Vinnie's post does not cite the proximate cause of his rant but the outburst that followed among his admirers -- of which I am one -- and detractors covers so much ground that I had not known where to begin.

 

So let me just start where he did. The success of the iPhone is the reason for Vinnie's pleadings to Apple's co-founder. But the enterprise software market is not the cell phone market. As I posted when Eric Newcomer wrote about standardizing enterprise software a few weeks ago, the enterprise software market is more like the shoe industry here in Massachusetts before the assembly line.

 

Or if you prefer, it's still like automobile manufacturing before the automatic starter. Everyone in the enterprise is an IT mechanic and needs to "crank up" their PC each morning. In fact, enterprise software is like the automotive market back when there were still more horses used for transport than cars. It is an extremely componentized market based on a separate integration function and descendant from a long line of non-electronic office equipment, just as the early automotive market offered hundreds of choices, many provided by former -- and even active -- blacksmiths, harness makers and stable owners.

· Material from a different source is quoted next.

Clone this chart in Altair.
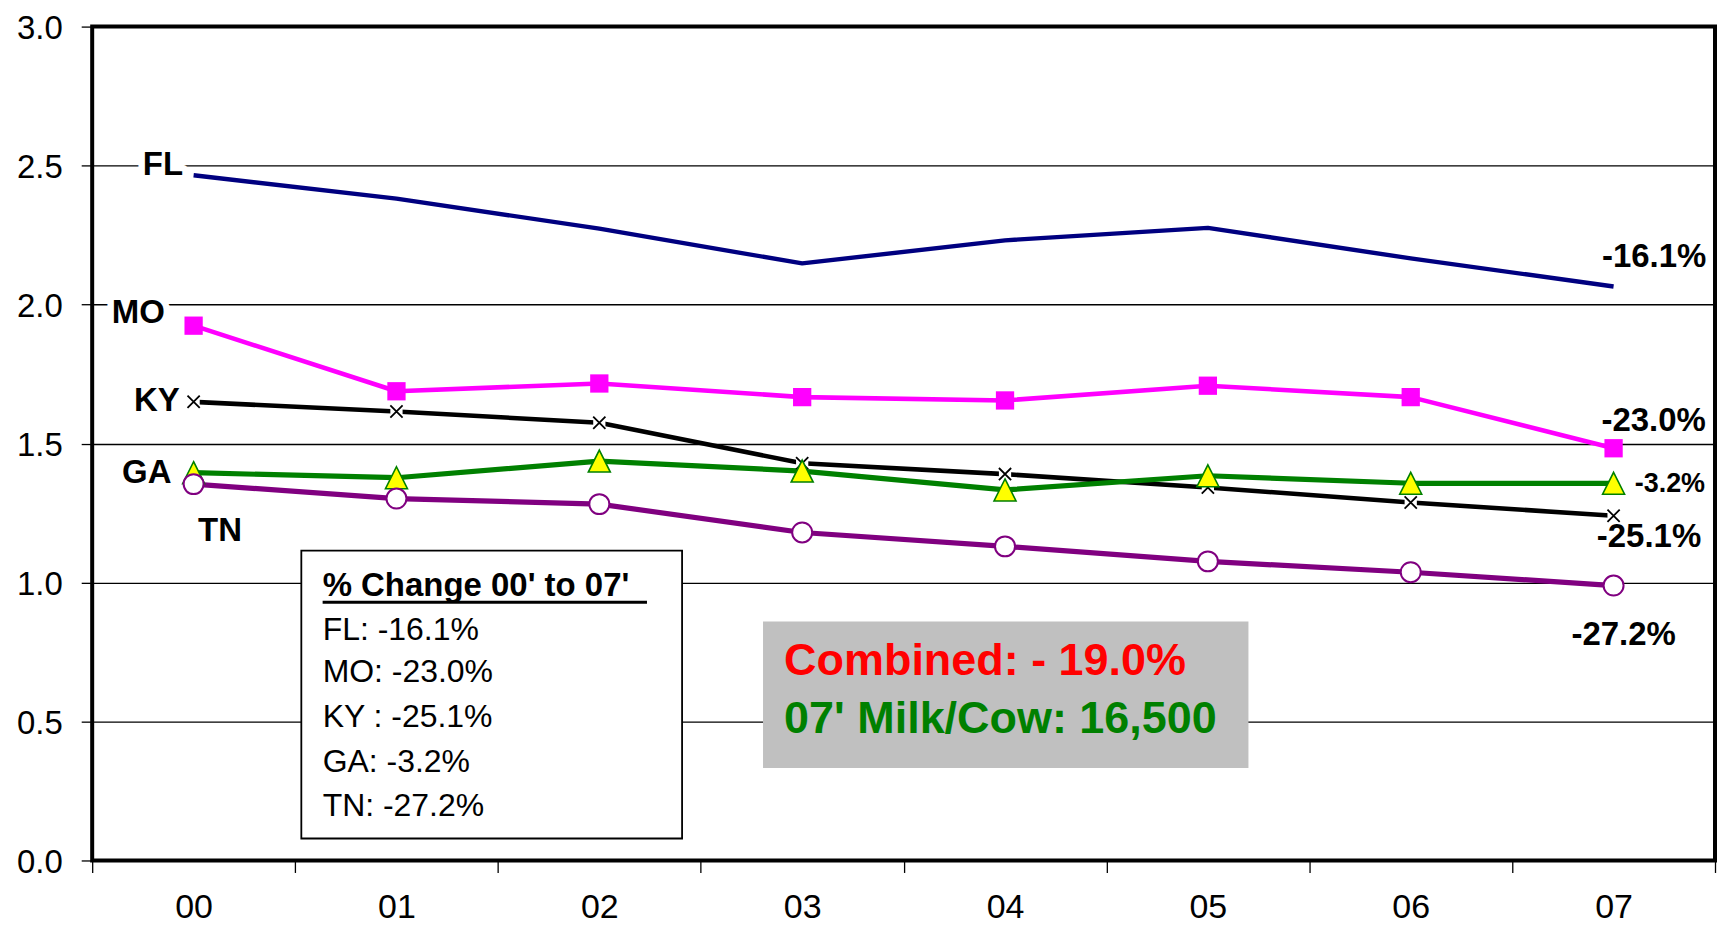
import altair as alt
import pandas as pd

FONT = "Liberation Sans"

# ---------------- data ----------------
years = ["00", "01", "02", "03", "04", "05", "06", "07"]
states = ["FL", "MO", "KY", "GA", "TN"]
fl = [2.465, 2.381, 2.273, 2.148, 2.231, 2.276, 2.166, 2.065]
mo = [1.924, 1.688, 1.716, 1.667, 1.655, 1.708, 1.667, 1.483]
ky = [1.650, 1.615, 1.575, 1.429, 1.390, 1.342, 1.288, 1.240]
ga = [1.395, 1.377, 1.437, 1.401, 1.333, 1.384, 1.357, 1.357]
tn = [1.354, 1.302, 1.282, 1.180, 1.130, 1.076, 1.037, 0.989]
line_colors = ["#000080", "#FF00FF", "#000000", "#008000", "#800080"]
line_widths = [4.4, 4.6, 4.6, 5.2, 5.2]

y_ticks = [0.0, 0.5, 1.0, 1.5, 2.0, 2.5, 3.0]

# series name tags (position in category units / value units)
tag_text = ["FL", "MO", "KY", "GA"]
tag_u = [-0.052, -0.142, -0.068, -0.109]
tag_v = [2.465, 1.935, 1.616, 1.358]
tn_tag_text = ["TN"]
tn_tag_u = [0.022]
tn_tag_v = [1.151]

# end-of-line % change labels
pct_text = ["-16.1%", "-23.0%", "-25.1%", "-27.2%"]
pct_u = [7.457, 7.455, 7.432, 7.307]
pct_v = [2.136, 1.545, 1.127, 0.774]
ga_pct_text = ["-3.2%"]
ga_pct_u = [7.104]
ga_pct_v = [1.324]

# legend box
legend_box_u = [0.531, 2.408]
legend_box_v = [1.115, 0.079]
legend_title = ["% Change 00' to 07'"]
legend_text_u = 0.636
legend_title_v = [0.953]
legend_underline_u = [0.636, 2.235]
legend_underline_v = [0.929]
legend_rows = ["FL: -16.1%", "MO: -23.0%", "KY : -25.1%", "GA: -3.2%", "TN: -27.2%"]
legend_rows_v = [0.792, 0.643, 0.481, 0.320, 0.159]

# grey summary box
summary_box_u = [2.807, 5.200]
summary_box_v = [0.860, 0.333]
summary_text = ["Combined: - 19.0%", "07' Milk/Cow: 16,500"]
summary_colors = ["#FF0000", "#008000"]
summary_u = 2.911
summary_v = [0.667, 0.459]

# ---------------- tables ----------------
series = [fl, mo, ky, ga, tn]
rows = []
for s, vals in zip(states, series):
    for y, v in zip(years, vals):
        rows.append({"year": y, "state": s, "value": v})
lines_df = pd.DataFrame(rows)

# ---------------- scales / axes ----------------
yscale = alt.Scale(domain=[0, 3], nice=False, zero=True)
yaxis = alt.Axis(values=y_ticks, format=".1f", title=None, grid=True,
                 gridColor="#000000", gridWidth=1.4, gridOpacity=1,
                 domain=False, ticks=True, tickColor="#000000", tickSize=11,
                 tickWidth=1.3, labelFontSize=33, labelColor="#000000",
                 labelFont=FONT, labelPadding=19, labelOffset=2)
ann_x = alt.Scale(domain=[-0.5, 7.5], nice=False, zero=False)

xband = alt.X("year:O",
              scale=alt.Scale(type="band", domain=years, paddingInner=0, paddingOuter=0),
              axis=alt.Axis(title=None, labelAngle=0, labelFontSize=34, labelColor="#000000",
                            labelFont=FONT, labelPadding=18, tickBand="extent", tickSize=12,
                            tickColor="#000000", tickWidth=1.3, domain=False, grid=False))


def Y(field):
    return alt.Y(f"{field}:Q", scale=yscale, axis=yaxis)


def U(field):
    return alt.X(f"{field}:Q", scale=ann_x, axis=None)


def U2(field):
    return alt.X2(f"{field}:Q")


# ---------------- boxes (under lines) ----------------
legend_box_df = pd.DataFrame([{"u0": legend_box_u[0], "u1": legend_box_u[1],
                               "v0": legend_box_v[0], "v1": legend_box_v[1]}])
summary_box_df = pd.DataFrame([{"u0": summary_box_u[0], "u1": summary_box_u[1],
                                "v0": summary_box_v[0], "v1": summary_box_v[1]}])

legend_box = alt.Chart(legend_box_df).mark_rect(fill="#FFFFFF", stroke="#000000", strokeWidth=1.8).encode(
    x=U("u0"), x2=U2("u1"), y=Y("v0"), y2=alt.Y2("v1:Q"))
summary_box = alt.Chart(summary_box_df).mark_rect(fill="#C0C0C0", strokeWidth=0).encode(
    x=U("u0"), x2=U2("u1"), y=Y("v0"), y2=alt.Y2("v1:Q"))
underline_df = pd.DataFrame([{"u0": legend_underline_u[0], "u1": legend_underline_u[1],
                              "v": legend_underline_v[0]}])
underline = alt.Chart(underline_df).mark_rule(color="#000000", strokeWidth=3).encode(
    x=U("u0"), x2=U2("u1"), y=Y("v"))

boxes = alt.layer(legend_box, summary_box, underline)


# ---------------- data lines + markers ----------------
def sel(state):
    return alt.Chart(lines_df).transform_filter(alt.datum.state == state)


line_layers = [
    sel(s).mark_line(color=c, strokeWidth=w, strokeJoin="round").encode(x=xband, y=Y("value"))
    for s, c, w in zip(states, line_colors, line_widths)
]

mo_pts = sel("MO").mark_point(shape="square", fill="#FF00FF", stroke="#FF00FF", strokeWidth=0,
                              size=335, opacity=1, filled=True).encode(x=xband, y=Y("value"))
ky_bg = sel("KY").mark_point(shape="square", fill="#FFFFFF", strokeWidth=0,
                             size=150, opacity=1, filled=True).encode(x=xband, y=Y("value"))
ky_pts = sel("KY").mark_point(shape="M-1,-1L1,1M1,-1L-1,1", stroke="#000000", strokeWidth=1.8,
                              size=150, opacity=1, filled=False).encode(x=xband, y=Y("value"))
ga_pts = sel("GA").mark_point(shape="M0,-1L1,1L-1,1Z", fill="#FFFF00", stroke="#008000",
                              strokeWidth=1.6, size=484, opacity=1).encode(x=xband, y=Y("value"))
tn_pts = sel("TN").mark_point(shape="circle", fill="#FFFFFF", stroke="#800080", strokeWidth=2,
                              size=400, opacity=1).encode(x=xband, y=Y("value"))

data_layer = alt.layer(*line_layers, mo_pts, ky_bg, ky_pts, ga_pts, tn_pts)

# ---------------- texts ----------------
tags_df = pd.DataFrame({"t": tag_text, "u": tag_u, "v": tag_v})
tn_df = pd.DataFrame({"t": tn_tag_text, "u": tn_tag_u, "v": tn_tag_v})
pct_df = pd.DataFrame({"t": pct_text, "u": pct_u, "v": pct_v})
gap_df = pd.DataFrame({"t": ga_pct_text, "u": ga_pct_u, "v": ga_pct_v})
ltitle_df = pd.DataFrame({"t": legend_title, "u": [legend_text_u], "v": legend_title_v})
lrows_df = pd.DataFrame({"t": legend_rows, "u": [legend_text_u] * len(legend_rows), "v": legend_rows_v})
summ_df = pd.DataFrame({"t": summary_text, "u": [summary_u] * 2, "v": summary_v, "c": summary_colors})


def txt(df, align, size, bold=True, **kw):
    return alt.Chart(df).mark_text(align=align, baseline="alphabetic", font=FONT,
                                   fontSize=size, fontWeight="bold" if bold else "normal",
                                   **kw).encode(x=U("u"), y=Y("v"), text="t:N")


tags_halo = txt(tags_df, "right", 33, stroke="#FFFFFF", strokeWidth=13, strokeJoin="round", fill="#FFFFFF")
tags = txt(tags_df, "right", 33, fill="#000000")
tn_tag = txt(tn_df, "left", 33, fill="#000000")
pcts = txt(pct_df, "right", 33, fill="#000000")
ga_pct = txt(gap_df, "left", 27, fill="#000000")
ltitle = txt(ltitle_df, "left", 33, fill="#000000")
lrows = txt(lrows_df, "left", 32, bold=False, fill="#000000")
summ = alt.Chart(summ_df).mark_text(align="left", baseline="alphabetic", font=FONT, fontSize=45,
                                    fontWeight="bold").encode(
    x=U("u"), y=Y("v"), text="t:N", color=alt.Color("c:N", scale=None))

texts = alt.layer(tags_halo, tags, tn_tag, pcts, ga_pct, ltitle, lrows, summ)

chart = alt.layer(boxes, data_layer, texts).resolve_scale(x="independent").properties(
    width=1625, height=835,
    autosize=alt.AutoSizeParams(type="none"),
    padding={"left": 84.3, "top": 18, "right": 4, "bottom": 64},
    background="#FFFFFF",
).configure(font=FONT).configure_view(stroke="#000000", strokeWidth=4)

chart.save("out.html", embed_options={"renderer": "svg", "actions": False})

Just as the automotive industry was dependent on a separate petroleum refining and distribution market, enterprise software is dependent on IT consulting at all levels.

 

The thing that will change these dynamics is not a consumer appliance market model -- unless you want one device to accounting, another to do purchasing, and so forth -- but the long-promised software factory discussed when Eric wrote about SOA standards.

 

As an aside, the fact that one of Vinnie's clients apparently uses dozens of different old packaged software brands and is paying through the nose for subscription maintenance contracts he or she never uses is not an indictment of the enterprise software market, just the client. If the client has little need for maintenance and expects few upgrades, a time-and-materials relationship is the way to go.

 

(Most of this has probably been said elsewhere but I didn't have time to read all the comments and cross-referenced blog posts related to Vinnie's post. By the way, congratulations to Vinnie on stirring up such a hornet's nest; that's what blogging is all about.)